The Salazar “Relation” of 1583 we translate from the text given in Retana’s Archivo del bibliofilo filipino iii, no. 1,
The papal decrees regarding the Dominicans are obtained from Hernaez’s Coleccion de bulas, i, pp. 527, 528.
NOTES
[1] This document is presented in both Spanish text and English translation.
[2] This document is presented in both Spanish text and English translation.
[3] A pretender to the Portuguese throne, who occupied it for a short period (in 1580) in the interim between Henrique’s death and Felipe’s accession, see Vol. I, pp. 355, 356.
[4] Alonso Sanchez was born at Mondejar, in 1547; and became a novice in the Jesuit order (June 18, 1565), at Alcala. In 1579, he went to Mexico; and two years later, with Bishop Salazar, to the Philippines. He was sent to Macao in 1582 to receive for Felipe II the allegiance of the Portuguese at that place. Stanley, in his edition of Morga’s Sucesos (p. 402) says: “The library of the Academy of History, Madrid, contains a Chinese copy of a chapa, by which the mandarins of Canton allowed a Portuguese ship to come and fetch Padre Alonso Sanchez and the dispatches from Machan (Moluccas).” In 1586 Sanchez was commissioned by the governor and Spanish inhabitants of the Philippines to go to Rome and Madrid in their behalf; documents which explain this embassy will be presented in later volumes of this series. He died at Alcala, May 27, 1593. Sommervogel cites (Bibliotheque Comp. Jesus, viii, col. 520, 521) various writings by Sanchez, mainly on missionary affairs, or on the relations between the Philippine colony and the crown of Spain.
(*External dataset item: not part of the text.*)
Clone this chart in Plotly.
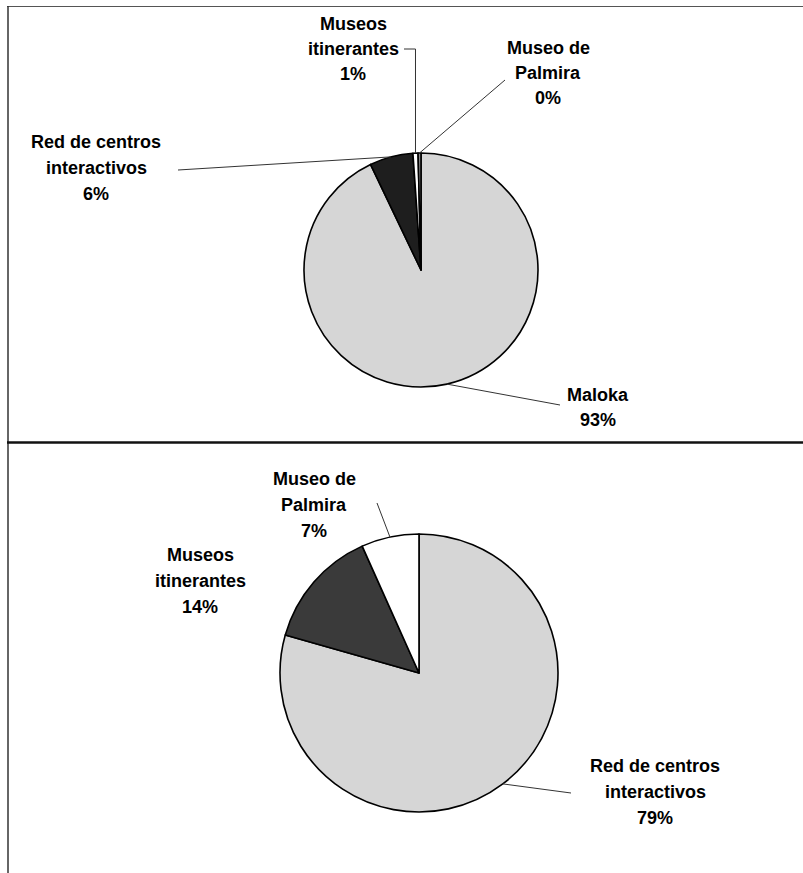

[5] Thomas Candish, the English navigator, relates in picturesque style the fortunes of the Spanish settlement here referred to, “King Philips citie which the Spaniards had built.” Candish halted there in January, 1587; the place was then deserted, and he named it Port Famine. It was located not far from the extreme southern point of the Patagonian mainland, at a point commanding the Strait of Magellan. Candish says: “They had contriued their Citie very well, and seated it in the best place of the Streights for wood and water: they had builded vp their Churches by themselues: they had Lawes very seuere among themselues, for they had erected a Gibet, whereon they had done execution vpon some of their company.... During the time that they were there, which was two yeeres the least, they could neuer haue any thing to growe or in any wise prosper. And on the other side the Indians oftentimes preyed vpon them vntill their victuals grewe so short... that they dyed like dogges in their houses, and in their clothes, wherein we found them still at our comming.... To conclude, they were determined to haue trauailed towards the riuer of Plate, only being left aliue 23 persons, whereof two were women, which were the remainder of 4 hundred.” See Hakluyt’s Voyages (Goldsmid ed., Edinburgh, 1890), xvi, pp. 12, 13.